Rep. Corlew is sponsoring legislation to protect Missourians in court from junk science and questionable testimony provided by unqualified expert witnesses.
“The expert witness legislation I propose is a standard used in all federal courts and two thirds of the states,” Corlew said. “It provides guidelines for a trial judge to be able to determine that someone who is being offered to provide expert evidence is an expert in that field and the testimony he or she is providing is based on reliable facts and data that is relevant to the case.”
Corlew is basing this bill, House Bill 1676, on the Daubert v. Merrell Dow Pharmaceuticals U.S. Supreme Court decision of 1993, which created new standards for expert testimony called the Daubert standard.
In Missouri, courts most commonly use the Frye standard to admit expert witness testimony.
“There are cases where evidence has been let in or kept out under the Daubert standard that in Missouri would be allowed,” Corlew said. There are many examples where junk science has been let in and that’s not fair to our jurors. That’s not fair to litigants.”
Rep. Corlew cited one example of a case currently making its way through the appeals process in the District of Columbia, where the plaintiffs put forth the theory that cell phones cause cancer.
“The trial judge looked at all the evidence. He realized that the evidence was not scientific and was being rejected in other states but he was constrained by the Frye standard to let that evidence in.”
House Bill 1676 awaits a hearing by the House Judiciary Committee.
Arbitration Agreement Reform
Rep. Corlew is also sponsoring legislation that enforces arbitration agreements. His legislation is House Bill 1718
The legislation is important because the courts have determined over several decades that arbitration is a fair alternative dispute mechanism that allows businesses and employees to resolve disputes without going to court, Corlew explained.
“Arbitration is a fair and efficient process,” Rep. Corlew said. “Arbitration may take 6-8 months (to resolve a dispute). However, if a business or employee are in a lawsuit, that’s a minimum of two years and you will have escalated costs.”
But Missouri courts have delivered recent rulings that have greatly weakened businesses ability to utilize arbitration agreements. Rep. Corlew’s proposal reverses that trend.
“The bill says if you have a written arbitration agreement, you have to take your dispute to the arbitrator, not the courts,” Corlew said. “After arbitration, if there are issues that one side feels the ruling was unfair or was based on collusion or some legal fallacy, then you can go to court.”
The bill states that in arbitration agreements between an employer and an at-will employee the arbitrator must make all initial decisions as to arbitrability, including deciding whether the parties have agreed to arbitrate, whether the arbitration agreement is enforceable, and whether specific claims are arbitrable.

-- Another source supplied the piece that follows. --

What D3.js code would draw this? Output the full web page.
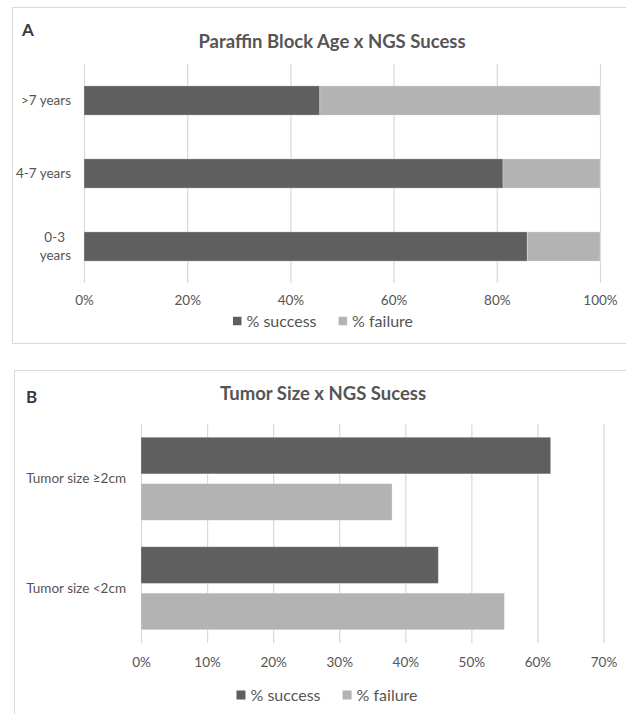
<!DOCTYPE html>
<html>
<head>
<meta charset="utf-8">
<script src="https://cdn.jsdelivr.net/npm/d3@7"></script>
<style>
  html, body { margin: 0; padding: 0; background: #fff; }
  svg { display: block; font-family: Lato, "Open Sans", sans-serif; }
</style>
</head>
<body>
<svg id="chart" width="626" height="714"></svg>
<script>
// ---- Panel A: paraffin block age ----
const ageCategories = [">7 years", "4-7 years", "0-3 years"];
const ageTickLabels = [[">7 years"], ["4-7 years"], ["0-3", "years"]];
const ageSuccess = [45.7, 81.2, 85.9];
const ageFailure = [54.3, 18.8, 14.1];
const ageTicks = [0, 20, 40, 60, 80, 100];

// ---- Panel B: tumor size ----
const sizeCategories = ["Tumor size \u22652cm", "Tumor size <2cm"];
const sizeSuccess = [62, 45];
const sizeFailure = [38, 55];
const sizeTicks = [0, 10, 20, 30, 40, 50, 60, 70];

const seriesNames = ["% success", "% failure"];
const seriesColors = ["#5f5f5f", "#b3b3b3"];

const svg = d3.select("#chart");
const textColor = "#555555";
const gridColor = "#d9d9d9";
const pct = d => d + "%";

// panel frames
svg.append("rect").attr("x", 12.5).attr("y", 7.5).attr("width", 630).attr("height", 336)
  .attr("fill", "none").attr("stroke", gridColor);
svg.append("rect").attr("x", 14.5).attr("y", 370.5).attr("width", 630).attr("height", 400)
  .attr("fill", "none").attr("stroke", gridColor);

function header(letter, title, lx, ly, tx, ty) {
  svg.append("text").attr("x", lx).attr("y", ly).attr("dy", "0.35em")
    .attr("font-size", 17).attr("font-weight", 700).attr("fill", "#3a3a3a").text(letter);
  svg.append("text").attr("x", tx).attr("y", ty).attr("dy", "0.35em").attr("text-anchor", "middle")
    .attr("font-size", 18.5).attr("font-weight", 700).attr("fill", textColor).text(title);
}

function gridAndTicks(g, x, ticks, yTop, yBottom, pad) {
  const ax = g.append("g").attr("transform", `translate(0,${yBottom})`)
    .call(d3.axisBottom(x).tickValues(ticks).tickFormat(pct)
      .tickSizeInner(-(yBottom - yTop)).tickSizeOuter(0).tickPadding(pad));
  ax.select(".domain").remove();
  ax.selectAll(".tick line").attr("stroke", gridColor).attr("stroke-width", 1.2);
  ax.selectAll(".tick text").attr("fill", textColor).attr("font-size", 13.5)
    .attr("font-family", "Lato, 'Open Sans', sans-serif");
}

function legend(cx, cy, sq) {
  const g = svg.append("g");
  const items = g.selectAll("g").data(seriesNames).join("g");
  items.append("rect").attr("width", sq).attr("height", sq).attr("y", cy - sq / 2)
    .attr("fill", (d, i) => seriesColors[i]);
  items.append("text").attr("x", sq + 5).attr("y", cy).attr("dy", "0.35em")
    .attr("font-size", 16).attr("fill", textColor).text(d => d);
  let pos = 0;
  const offsets = [];
  items.each(function () {
    offsets.push(pos);
    pos += this.getBBox().width + 22;
  });
  const total = pos - 22;
  items.attr("transform", (d, i) => `translate(${cx - total / 2 + offsets[i]},0)`);
}

// ---------- Panel A ----------
header("A", "Paraffin Block Age x NGS Sucess", 22, 30, 332, 42);
{
  const g = svg.append("g");
  const x = d3.scaleLinear().domain([0, 100]).range([84, 600]);
  const y = d3.scaleBand().domain(ageCategories).range([64, 283])
    .paddingInner(0.6).paddingOuter(0.3);

  gridAndTicks(g, x, ageTicks, 64, 283, 12);

  const rows = ageCategories.map((c, i) => ({ cat: c, success: ageSuccess[i], failure: ageFailure[i] }));
  const stacked = d3.stack().keys(["success", "failure"])(rows);
  g.selectAll("g.series").data(stacked).join("g").attr("class", "series")
    .attr("fill", (d, i) => seriesColors[i])
    .selectAll("rect").data(d => d).join("rect")
    .attr("x", d => x(d[0]))
    .attr("width", d => x(d[1]) - x(d[0]))
    .attr("y", d => y(d.data.cat))
    .attr("height", y.bandwidth())
    .attr("stroke", "#ffffff").attr("stroke-opacity", 0.35).attr("stroke-width", 0.8);

  const yAx = g.append("g").attr("transform", "translate(84,0)")
    .call(d3.axisLeft(y).tickSize(0).tickPadding(13));
  yAx.select(".domain").remove();
  yAx.selectAll(".tick text").each(function (d, i) {
    const lines = ageTickLabels[i];
    const t = d3.select(this).text(null)
      .attr("fill", textColor).attr("font-size", 13.5)
      .attr("font-family", "Lato, 'Open Sans', sans-serif");
    if (lines.length === 1) {
      t.text(lines[0]);
    } else {
      t.attr("dy", null);
      lines.forEach((ln, k) => {
        t.append("tspan").attr("x", -13 - (k === 0 ? 6 : 0))
          .attr("dy", k === 0 ? "-0.3em" : "1.3em").text(ln);
      });
    }
  });

  legend(323, 321, 8.5);
}

// ---------- Panel B ----------
header("B", "Tumor Size x NGS Sucess", 26, 397, 323, 394);
{
  const g = svg.append("g");
  const x = d3.scaleLinear().domain([0, 70]).range([141, 603.5]);
  const y = d3.scaleBand().domain(sizeCategories).range([424, 643])
    .paddingInner(0.242).paddingOuter(0.121);
  const ySub = d3.scaleBand().domain(seriesNames).range([0, y.bandwidth()]).paddingInner(0.21);

  gridAndTicks(g, x, sizeTicks, 424, 643, 14);

  const rows = sizeCategories.map((c, i) => ({ cat: c, vals: [sizeSuccess[i], sizeFailure[i]] }));
  g.selectAll("g.group").data(rows).join("g").attr("class", "group")
    .attr("transform", d => `translate(0,${y(d.cat)})`)
    .selectAll("rect").data(d => d.vals.map((v, i) => ({ key: seriesNames[i], v, i })))
    .join("rect")
    .attr("x", x(0))
    .attr("width", d => x(d.v) - x(0))
    .attr("y", d => ySub(d.key))
    .attr("height", ySub.bandwidth())
    .attr("fill", d => seriesColors[d.i])
    .attr("stroke", "#ffffff").attr("stroke-opacity", 0.35).attr("stroke-width", 0.8);

  const yAx = g.append("g").attr("transform", "translate(141,0)")
    .call(d3.axisLeft(y).tickSize(0).tickPadding(15));
  yAx.select(".domain").remove();
  yAx.selectAll(".tick text").attr("fill", textColor).attr("font-size", 13.5)
    .attr("font-family", "Lato, 'Open Sans', sans-serif");

  legend(327, 695, 9);
}
</script>
</body>
</html>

The legislation has been approved by a House committee and awaits full debate by the Missouri House.
Collateral Source Reform
Rep. Corlew is also seen as a leader in an effort to pass a common-sense measure that clarifies that an injured person can recover the actual cost he or she incurred for their medical treatment.
The collateral source rule bars the admissibility of trial evidence showing when a plaintiff’s losses have been compensated from other sources, such as insurance or workers compensation. Plaintiff’s can make money bringing suits over injuries that may already be covered by other sources.

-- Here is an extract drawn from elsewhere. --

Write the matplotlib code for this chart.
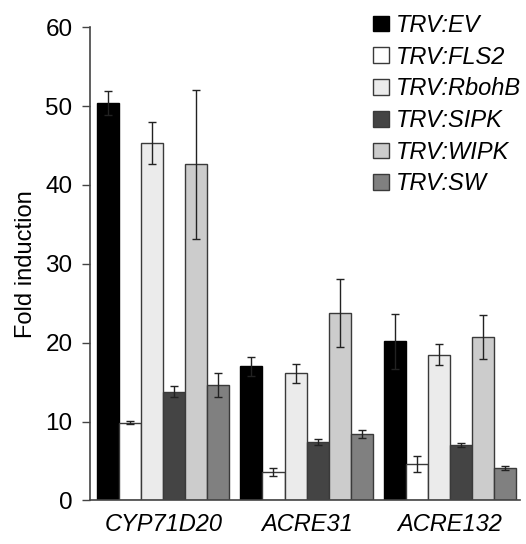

“Our tort system is designed to make plaintiffs whole,” Rep. Corlew said. Current law goes beyond that mission and that is driving up medical costs and insurance costs, Rep. Corlew explained.
Many states have advanced legislative measures to reform collateral source statutes and rein in awards that exceed actual recovery costs. Missouri lawmakers also attempted to change the collateral source rule in 2005, but the courts have since altered the intent of the law.